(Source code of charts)
——
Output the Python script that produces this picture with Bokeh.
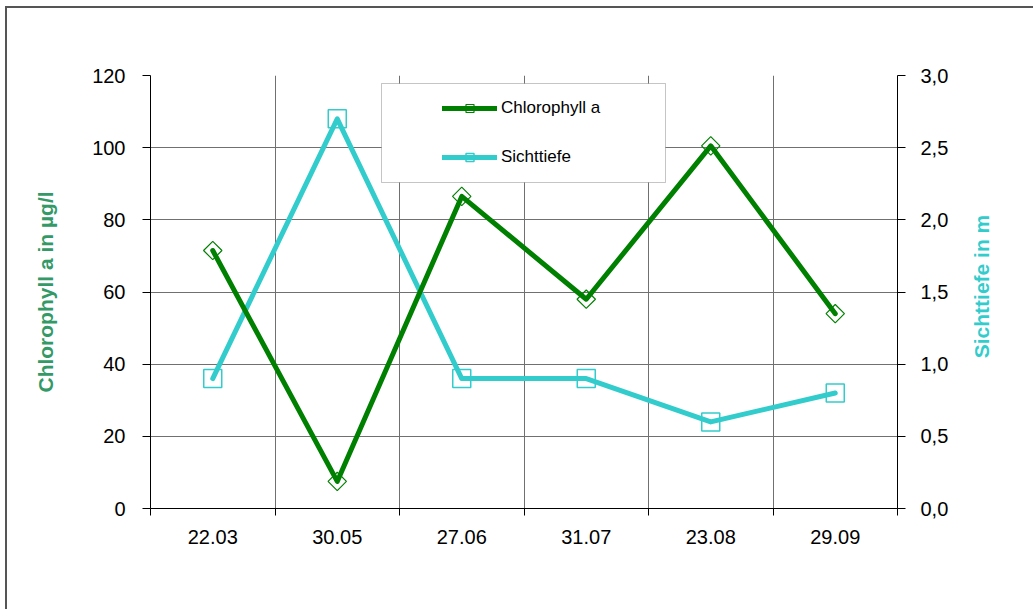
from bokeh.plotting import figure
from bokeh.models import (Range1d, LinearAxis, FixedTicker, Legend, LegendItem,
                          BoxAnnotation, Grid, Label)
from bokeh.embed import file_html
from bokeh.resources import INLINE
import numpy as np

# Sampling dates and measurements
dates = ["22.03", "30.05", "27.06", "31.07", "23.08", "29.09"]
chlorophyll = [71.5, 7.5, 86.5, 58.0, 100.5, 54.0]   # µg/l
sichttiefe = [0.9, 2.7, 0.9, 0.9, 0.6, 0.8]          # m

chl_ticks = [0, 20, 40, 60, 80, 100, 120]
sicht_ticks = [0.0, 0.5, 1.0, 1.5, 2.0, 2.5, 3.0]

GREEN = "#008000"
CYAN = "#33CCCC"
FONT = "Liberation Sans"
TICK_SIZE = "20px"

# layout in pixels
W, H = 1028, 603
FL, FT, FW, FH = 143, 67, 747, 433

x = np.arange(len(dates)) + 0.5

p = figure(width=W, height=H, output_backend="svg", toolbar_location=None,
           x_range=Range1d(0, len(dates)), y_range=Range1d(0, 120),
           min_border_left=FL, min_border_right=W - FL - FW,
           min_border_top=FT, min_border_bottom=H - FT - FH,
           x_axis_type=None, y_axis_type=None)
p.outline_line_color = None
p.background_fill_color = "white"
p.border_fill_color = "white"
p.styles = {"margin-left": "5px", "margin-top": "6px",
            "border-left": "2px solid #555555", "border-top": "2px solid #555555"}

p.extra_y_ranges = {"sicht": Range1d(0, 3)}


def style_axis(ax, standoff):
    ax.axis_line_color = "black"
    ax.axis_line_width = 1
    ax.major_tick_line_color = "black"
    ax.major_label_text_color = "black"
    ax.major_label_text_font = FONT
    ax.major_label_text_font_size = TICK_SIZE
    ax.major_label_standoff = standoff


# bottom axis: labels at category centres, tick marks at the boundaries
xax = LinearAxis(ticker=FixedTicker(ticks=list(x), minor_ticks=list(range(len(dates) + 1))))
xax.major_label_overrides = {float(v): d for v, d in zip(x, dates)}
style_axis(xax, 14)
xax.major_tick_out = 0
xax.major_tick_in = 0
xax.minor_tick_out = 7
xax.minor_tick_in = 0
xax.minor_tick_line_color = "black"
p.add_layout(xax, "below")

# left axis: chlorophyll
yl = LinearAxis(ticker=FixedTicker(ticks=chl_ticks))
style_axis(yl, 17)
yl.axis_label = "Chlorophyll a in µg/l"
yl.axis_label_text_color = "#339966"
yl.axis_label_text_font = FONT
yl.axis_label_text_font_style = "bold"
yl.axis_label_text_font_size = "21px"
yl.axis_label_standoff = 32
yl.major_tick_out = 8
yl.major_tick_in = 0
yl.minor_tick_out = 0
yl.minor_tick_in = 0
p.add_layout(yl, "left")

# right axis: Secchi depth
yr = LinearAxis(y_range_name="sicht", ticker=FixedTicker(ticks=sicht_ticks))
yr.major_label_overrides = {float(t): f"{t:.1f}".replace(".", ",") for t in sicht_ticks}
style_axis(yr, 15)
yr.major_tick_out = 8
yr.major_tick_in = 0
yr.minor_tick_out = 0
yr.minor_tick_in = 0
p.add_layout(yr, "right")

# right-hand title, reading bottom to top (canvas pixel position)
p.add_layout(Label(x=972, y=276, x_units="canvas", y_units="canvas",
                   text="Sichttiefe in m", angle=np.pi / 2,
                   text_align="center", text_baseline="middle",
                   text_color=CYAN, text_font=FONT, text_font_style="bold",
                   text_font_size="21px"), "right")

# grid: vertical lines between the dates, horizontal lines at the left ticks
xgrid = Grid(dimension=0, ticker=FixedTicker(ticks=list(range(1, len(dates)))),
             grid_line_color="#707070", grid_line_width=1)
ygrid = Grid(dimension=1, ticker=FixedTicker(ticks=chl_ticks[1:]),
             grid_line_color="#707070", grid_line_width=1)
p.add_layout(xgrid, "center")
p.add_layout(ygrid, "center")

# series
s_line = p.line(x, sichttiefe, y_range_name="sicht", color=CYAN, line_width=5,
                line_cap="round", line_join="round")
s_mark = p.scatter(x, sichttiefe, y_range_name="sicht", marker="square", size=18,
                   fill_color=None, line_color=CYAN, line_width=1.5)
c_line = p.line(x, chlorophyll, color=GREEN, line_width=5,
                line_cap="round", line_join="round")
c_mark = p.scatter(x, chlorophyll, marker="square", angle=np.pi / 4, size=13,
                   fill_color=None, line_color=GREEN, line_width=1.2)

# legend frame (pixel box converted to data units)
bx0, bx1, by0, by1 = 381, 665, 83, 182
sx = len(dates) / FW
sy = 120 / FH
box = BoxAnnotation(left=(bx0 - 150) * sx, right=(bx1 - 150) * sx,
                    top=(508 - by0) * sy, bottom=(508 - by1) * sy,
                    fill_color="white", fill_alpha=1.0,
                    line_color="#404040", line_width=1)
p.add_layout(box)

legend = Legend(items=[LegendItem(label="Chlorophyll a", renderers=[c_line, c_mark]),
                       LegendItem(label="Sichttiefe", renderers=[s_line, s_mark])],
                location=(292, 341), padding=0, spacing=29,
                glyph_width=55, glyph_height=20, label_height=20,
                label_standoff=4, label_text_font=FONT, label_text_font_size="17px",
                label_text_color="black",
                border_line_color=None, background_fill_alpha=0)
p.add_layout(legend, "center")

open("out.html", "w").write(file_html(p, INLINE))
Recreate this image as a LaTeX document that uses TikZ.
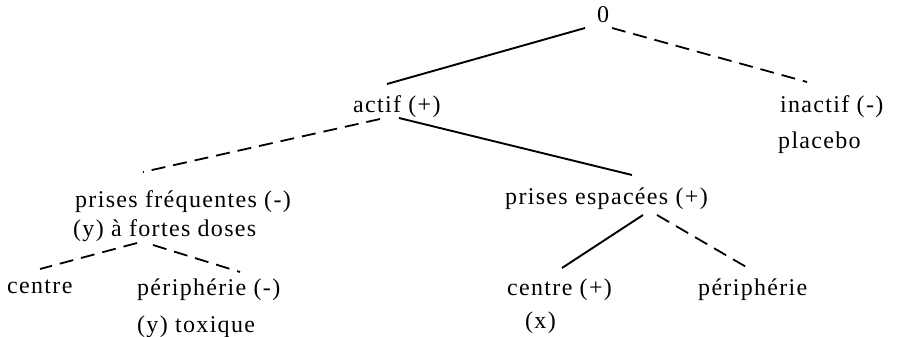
——
GOAL: Copy out the entries verbatim and leave the images out.

CORRECT ANSWER:
Output the Python script that produces this picture with Bokeh.
from bokeh.plotting import figure
from bokeh.models import (Range1d, LinearAxis, FixedTicker, Legend, LegendItem,
                          BoxAnnotation, Grid, Label)
from bokeh.embed import file_html
from bokeh.resources import INLINE
import numpy as np

# Sampling dates and measurements
dates = ["22.03", "30.05", "27.06", "31.07", "23.08", "29.09"]
chlorophyll = [71.5, 7.5, 86.5, 58.0, 100.5, 54.0]   # µg/l
sichttiefe = [0.9, 2.7, 0.9, 0.9, 0.6, 0.8]          # m

chl_ticks = [0, 20, 40, 60, 80, 100, 120]
sicht_ticks = [0.0, 0.5, 1.0, 1.5, 2.0, 2.5, 3.0]

GREEN = "#008000"
CYAN = "#33CCCC"
FONT = "Liberation Sans"
TICK_SIZE = "20px"

# layout in pixels
W, H = 1028, 603
FL, FT, FW, FH = 143, 67, 747, 433

x = np.arange(len(dates)) + 0.5

p = figure(width=W, height=H, output_backend="svg", toolbar_location=None,
           x_range=Range1d(0, len(dates)), y_range=Range1d(0, 120),
           min_border_left=FL, min_border_right=W - FL - FW,
           min_border_top=FT, min_border_bottom=H - FT - FH,
           x_axis_type=None, y_axis_type=None)
p.outline_line_color = None
p.background_fill_color = "white"
p.border_fill_color = "white"
p.styles = {"margin-left": "5px", "margin-top": "6px",
            "border-left": "2px solid #555555", "border-top": "2px solid #555555"}

p.extra_y_ranges = {"sicht": Range1d(0, 3)}


def style_axis(ax, standoff):
    ax.axis_line_color = "black"
    ax.axis_line_width = 1
    ax.major_tick_line_color = "black"
    ax.major_label_text_color = "black"
    ax.major_label_text_font = FONT
    ax.major_label_text_font_size = TICK_SIZE
    ax.major_label_standoff = standoff


# bottom axis: labels at category centres, tick marks at the boundaries
xax = LinearAxis(ticker=FixedTicker(ticks=list(x), minor_ticks=list(range(len(dates) + 1))))
xax.major_label_overrides = {float(v): d for v, d in zip(x, dates)}
style_axis(xax, 14)
xax.major_tick_out = 0
xax.major_tick_in = 0
xax.minor_tick_out = 7
xax.minor_tick_in = 0
xax.minor_tick_line_color = "black"
p.add_layout(xax, "below")

# left axis: chlorophyll
yl = LinearAxis(ticker=FixedTicker(ticks=chl_ticks))
style_axis(yl, 17)
yl.axis_label = "Chlorophyll a in µg/l"
yl.axis_label_text_color = "#339966"
yl.axis_label_text_font = FONT
yl.axis_label_text_font_style = "bold"
yl.axis_label_text_font_size = "21px"
yl.axis_label_standoff = 32
yl.major_tick_out = 8
yl.major_tick_in = 0
yl.minor_tick_out = 0
yl.minor_tick_in = 0
p.add_layout(yl, "left")

# right axis: Secchi depth
yr = LinearAxis(y_range_name="sicht", ticker=FixedTicker(ticks=sicht_ticks))
yr.major_label_overrides = {float(t): f"{t:.1f}".replace(".", ",") for t in sicht_ticks}
style_axis(yr, 15)
yr.major_tick_out = 8
yr.major_tick_in = 0
yr.minor_tick_out = 0
yr.minor_tick_in = 0
p.add_layout(yr, "right")

# right-hand title, reading bottom to top (canvas pixel position)
p.add_layout(Label(x=972, y=276, x_units="canvas", y_units="canvas",
                   text="Sichttiefe in m", angle=np.pi / 2,
                   text_align="center", text_baseline="middle",
                   text_color=CYAN, text_font=FONT, text_font_style="bold",
                   text_font_size="21px"), "right")

# grid: vertical lines between the dates, horizontal lines at the left ticks
xgrid = Grid(dimension=0, ticker=FixedTicker(ticks=list(range(1, len(dates)))),
             grid_line_color="#707070", grid_line_width=1)
ygrid = Grid(dimension=1, ticker=FixedTicker(ticks=chl_ticks[1:]),
             grid_line_color="#707070", grid_line_width=1)
p.add_layout(xgrid, "center")
p.add_layout(ygrid, "center")

# series
s_line = p.line(x, sichttiefe, y_range_name="sicht", color=CYAN, line_width=5,
                line_cap="round", line_join="round")
s_mark = p.scatter(x, sichttiefe, y_range_name="sicht", marker="square", size=18,
                   fill_color=None, line_color=CYAN, line_width=1.5)
c_line = p.line(x, chlorophyll, color=GREEN, line_width=5,
                line_cap="round", line_join="round")
c_mark = p.scatter(x, chlorophyll, marker="square", angle=np.pi / 4, size=13,
                   fill_color=None, line_color=GREEN, line_width=1.2)

# legend frame (pixel box converted to data units)
bx0, bx1, by0, by1 = 381, 665, 83, 182
sx = len(dates) / FW
sy = 120 / FH
box = BoxAnnotation(left=(bx0 - 150) * sx, right=(bx1 - 150) * sx,
                    top=(508 - by0) * sy, bottom=(508 - by1) * sy,
                    fill_color="white", fill_alpha=1.0,
                    line_color="#404040", line_width=1)
p.add_layout(box)

legend = Legend(items=[LegendItem(label="Chlorophyll a", renderers=[c_line, c_mark]),
                       LegendItem(label="Sichttiefe", renderers=[s_line, s_mark])],
                location=(292, 341), padding=0, spacing=29,
                glyph_width=55, glyph_height=20, label_height=20,
                label_standoff=4, label_text_font=FONT, label_text_font_size="17px",
                label_text_color="black",
                border_line_color=None, background_fill_alpha=0)
p.add_layout(legend, "center")

open("out.html", "w").write(file_html(p, INLINE))
Recreate this image as a LaTeX document that uses TikZ.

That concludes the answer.